Le délire prend ici une forme particulière: environnés d'ennemis (croient-ils, ce n'est pas toujours faux, tant leur comportement est insupportable pour tous), ils voient des complots contre leur personne, des intentions malveillantes, des manoeuvres destinées à leur nuire, à détruire leur carrière à salir leur réputation, etc.
Convaincus - de plus ou moins bonne foi - de leur bon droit , ils intentent non pas UN procès, mais DES procès à répétition. De natures variées: on les a diffamés, on a manqué à ce qu'ils disent être leur honneur, on a porté atteinte à leurs droits de propriété, on a prononcé à leur encontre des propos qu'ils jugent malveillants.... : procès, procès, procès ....
La disproportion entre la cause prétendue et les faits peut être absurde, ridicule. Aucun raisonnement ne peut les convaincre qu'ils ont tort.
Leurs avocats essaient de les dissuader d'aller en justice, ou même de plaider: ils en prennent d'autres, et continuent.
Cela peut aller très loin. on connaît certains de ces patients qui gèrent SIMULTANEMENT - lorsqu'ils en ont les moyens, ou qu'ils se sont organisés pour que leurs actions judiciaires soient prise en charge par des tiers, des associations, des compagnies d'assurances - PLUSIEURS DIZAINES DE PROCES.
L'agressivité pathologique dont ils font preuve, et ces procès à répétition, sans raison raisonnable, expliquent l'appellation retenue par les psychiatres pour les désigner.
Dans les cas les plus graves, s'ils sont intelligents et habiles - ils le sont parfois -, ils s'épuisent en manoeuvres de toutes sortes pour rendre crédibles leurs revendications: fabrication de pièces, falsification des dossiers, des signatures ...

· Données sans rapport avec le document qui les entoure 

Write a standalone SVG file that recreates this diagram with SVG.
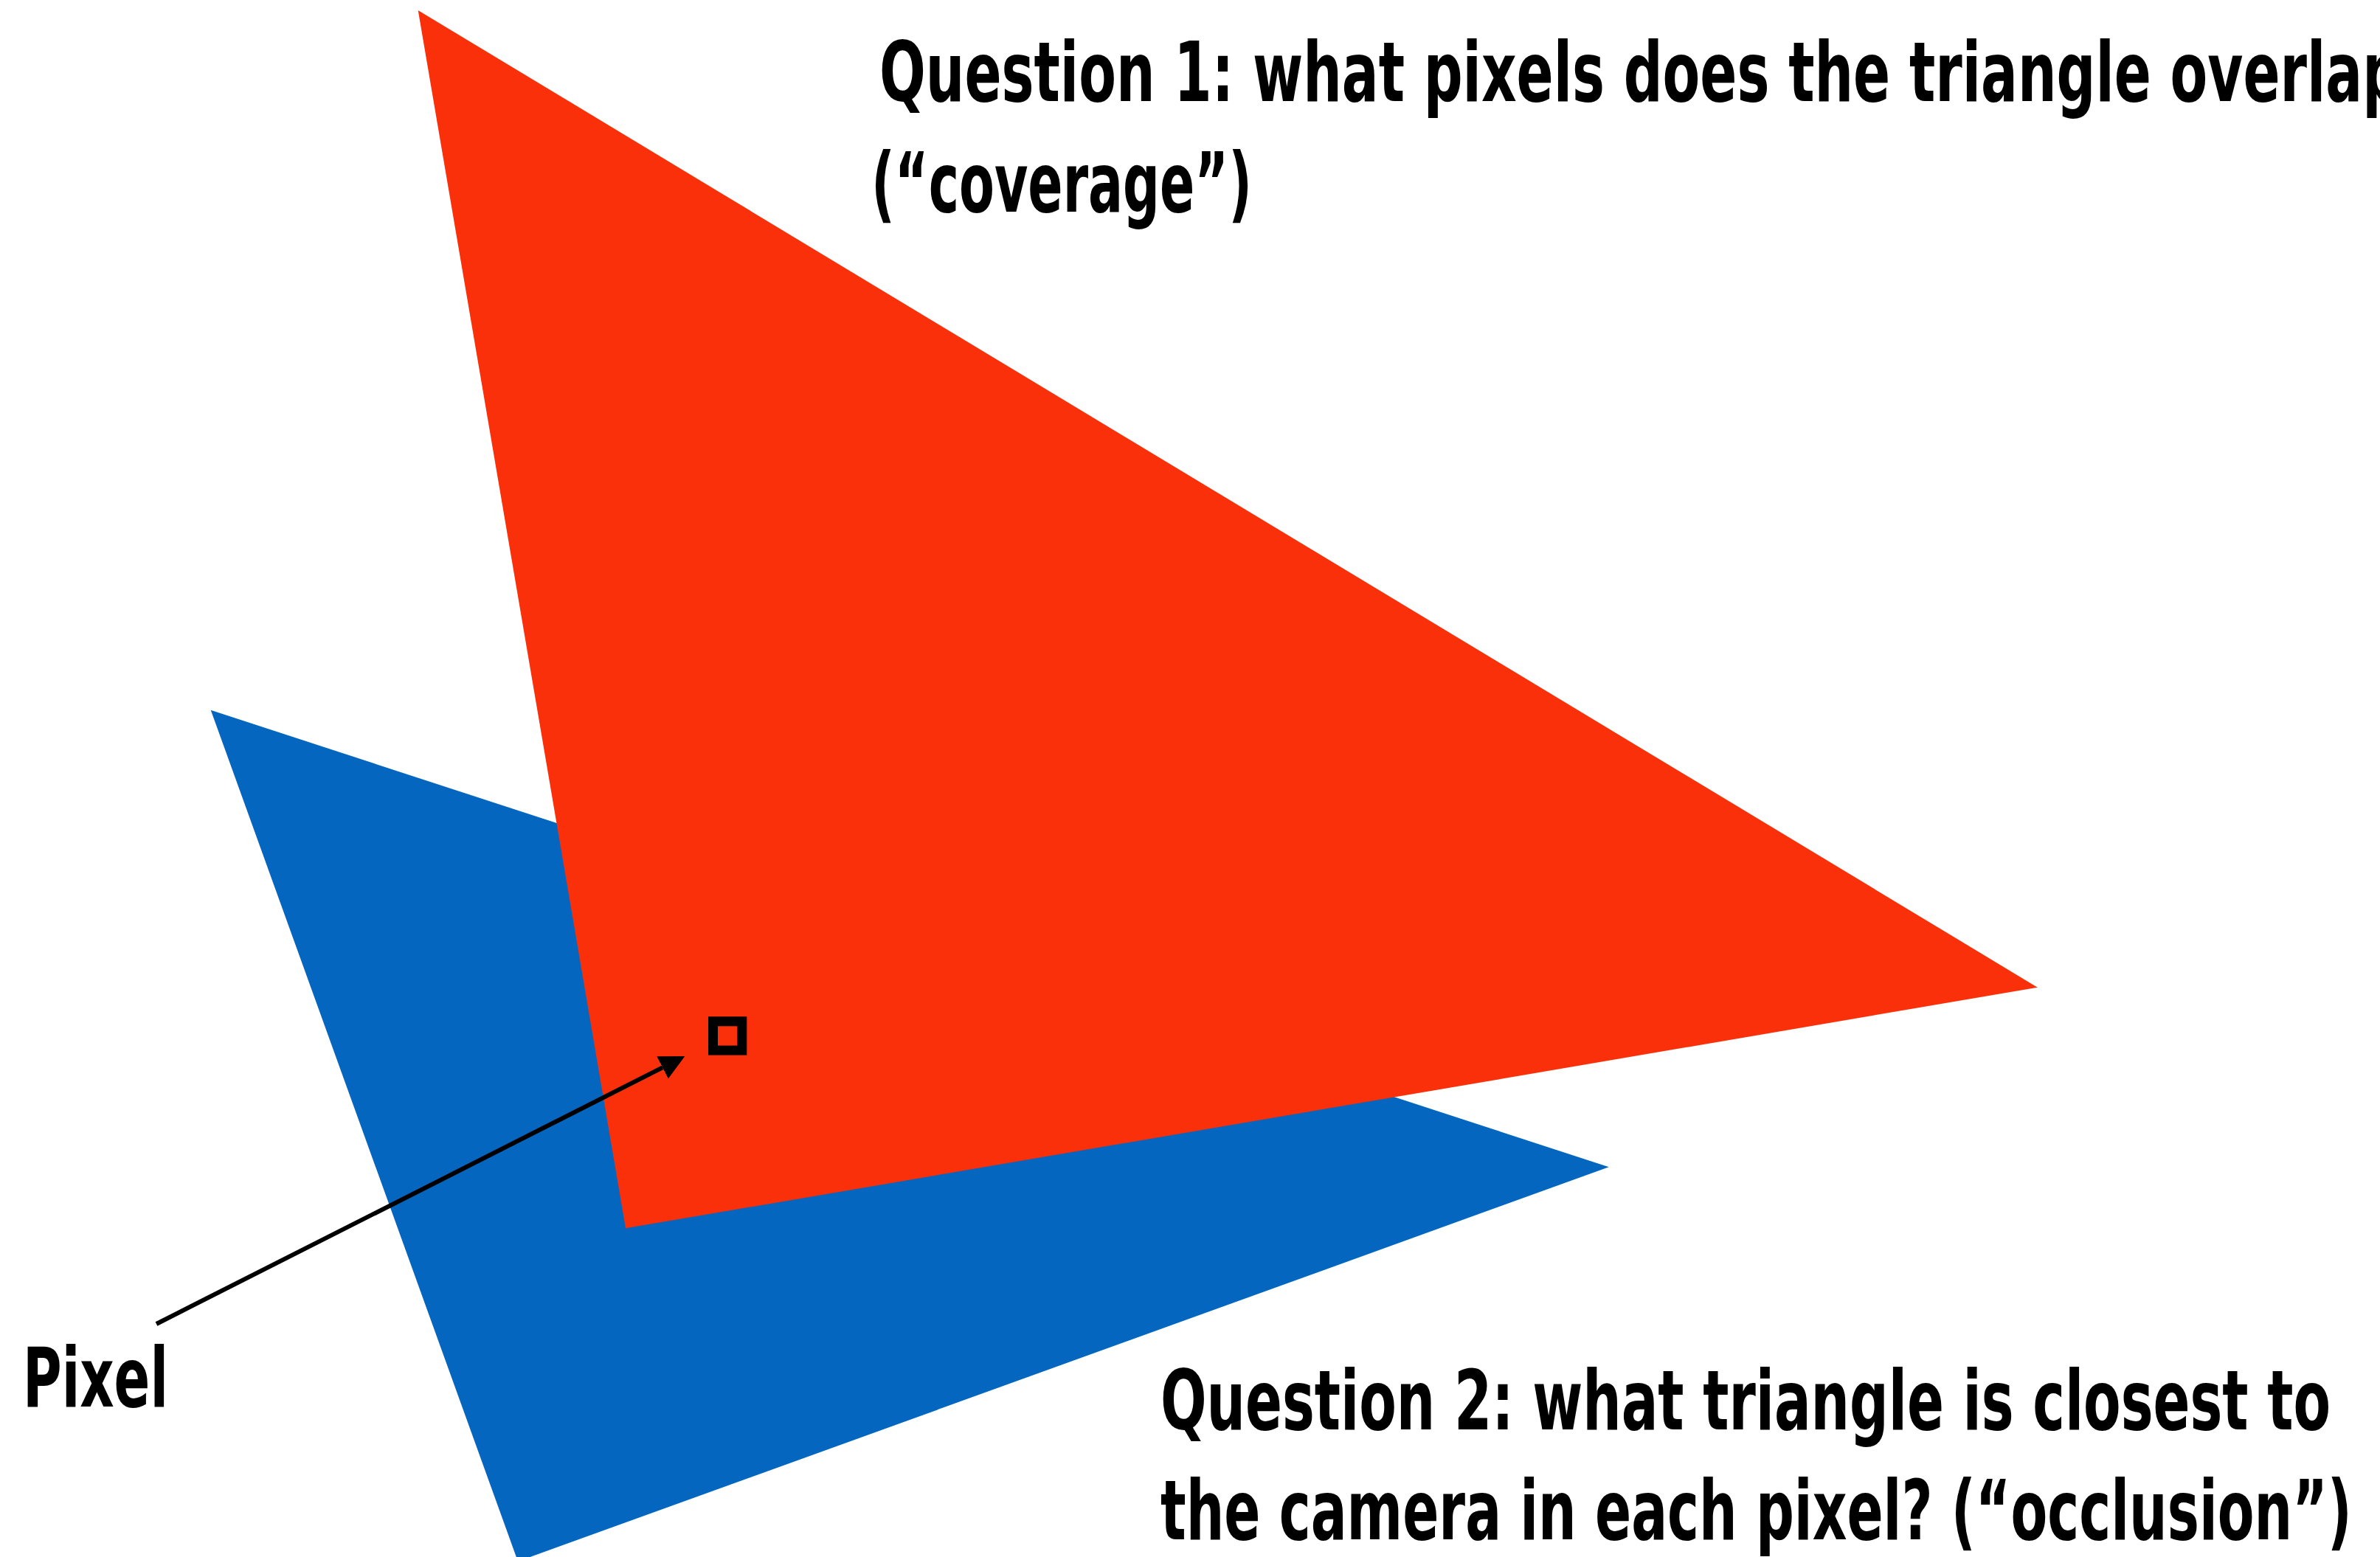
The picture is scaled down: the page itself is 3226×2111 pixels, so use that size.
<svg xmlns="http://www.w3.org/2000/svg" width="3226" height="2111" viewBox="0 0 3226 2111">
  <style>
    .lbl { font-family: "DejaVu Sans Condensed", "DejaVu Sans", "Liberation Sans", sans-serif; font-stretch: condensed; font-weight: bold; font-size: 113px; fill: #000000; }
    .tri-red { fill: #F9300A; }
    .tri-blue { fill: #0566C0; }
    .conn { stroke: #000000; stroke-width: 6; fill: none; }
  </style>
  <defs>
    <marker id="arrow" viewBox="0 0 34 34" refX="0" refY="17" markerWidth="34" markerHeight="34" markerUnits="userSpaceOnUse" orient="auto">
      <path d="M0,0 L34,17 L0,34 Z" fill="#000000"/>
    </marker>
  </defs>
  <rect width="3226" height="2111" fill="#FFFFFF"/>
  <g id="blue-triangle">
    <polygon class="tri-blue" points="285.7,962.7 2180.7,1582.3 702,2117"/>
  </g>
  <g id="red-triangle">
    <polygon class="tri-red" points="566.7,14 2761.7,1338.7 848,1665.3"/>
  </g>
  <g id="pixel-square">
    <rect x="966.5" y="1384.8" width="39.3" height="39.3" fill="none" stroke="#000000" stroke-width="13"/>
  </g>
  <g id="connectors">
    <line class="conn" x1="212" y1="1795" x2="898" y2="1447.4" marker-end="url(#arrow)"/>
  </g>
  <g id="label-pixel">
    <text class="lbl" x="31" y="1907" textLength="197" lengthAdjust="spacingAndGlyphs">Pixel</text>
  </g>
  <g id="label-question1">
    <text class="lbl" x="1192" y="137" textLength="2106" lengthAdjust="spacingAndGlyphs">Question 1: what pixels does the triangle overlap?</text>
    <text class="lbl" x="1181" y="287" textLength="516" lengthAdjust="spacingAndGlyphs">(“coverage”)</text>
  </g>
  <g id="label-question2">
    <text class="lbl" x="1573" y="1938" textLength="1586" lengthAdjust="spacingAndGlyphs">Question 2: what triangle is closest to</text>
    <text class="lbl" x="1573" y="2087" textLength="1615" lengthAdjust="spacingAndGlyphs">the camera in each pixel? (“occlusion”)</text>
  </g>
</svg>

Il arrive qu'ils parviennent à convaincre leur entourage, constitué à dessein, au fil des années, selon des affinités pathologiques avec des sujets vulnérables ou inconsciemment fragiles, de se joindre à eux, et de soutenir leurs revendications maladives.
Ils forment alors avec ceux qui les suivent, un couple pathologique, qui délire pendant des années, causant des dégâts qui peuvent être considérables, jusqu'à ce que la situation cesse.
Les psychiatres ont signalé des issues singulières: dans plusieurs hypothèses, connus des parquets, qui refusent de les suivre, ils peuvent passer aux actes, par des coups volontaires, et même des crimes, pour se faire justice eux mêmes, ce qui leur semble logique, puisque les tribunaux refusent de leur donner raison (Thérèse LEMPERIERE, ouvrage cité).
Je pense avoir satisfait d'une manière suffisante votre curiosité.
L'univers paranoiaque est illimité.
On peut y passer sa vie. J'ai examiné mon premier malade paranoiaque, dans le service de psychiatrie fermé du docteur GANRY, en 1961.
Cet homme était poursuivi .... par des gaz ! Cela n'arrêtait jamais. il y en avait de toutes sortes: des petits, des gros, des ronds, des carrés, des courts, des longs. Certains étaient verts, d'autres rouges, d'autres incolores, d'autres bleus ... Certains se faufilaient par le plafond, d'autres par le plancher, d'autres par les murs, d'autres par le trou de la serrure, etc.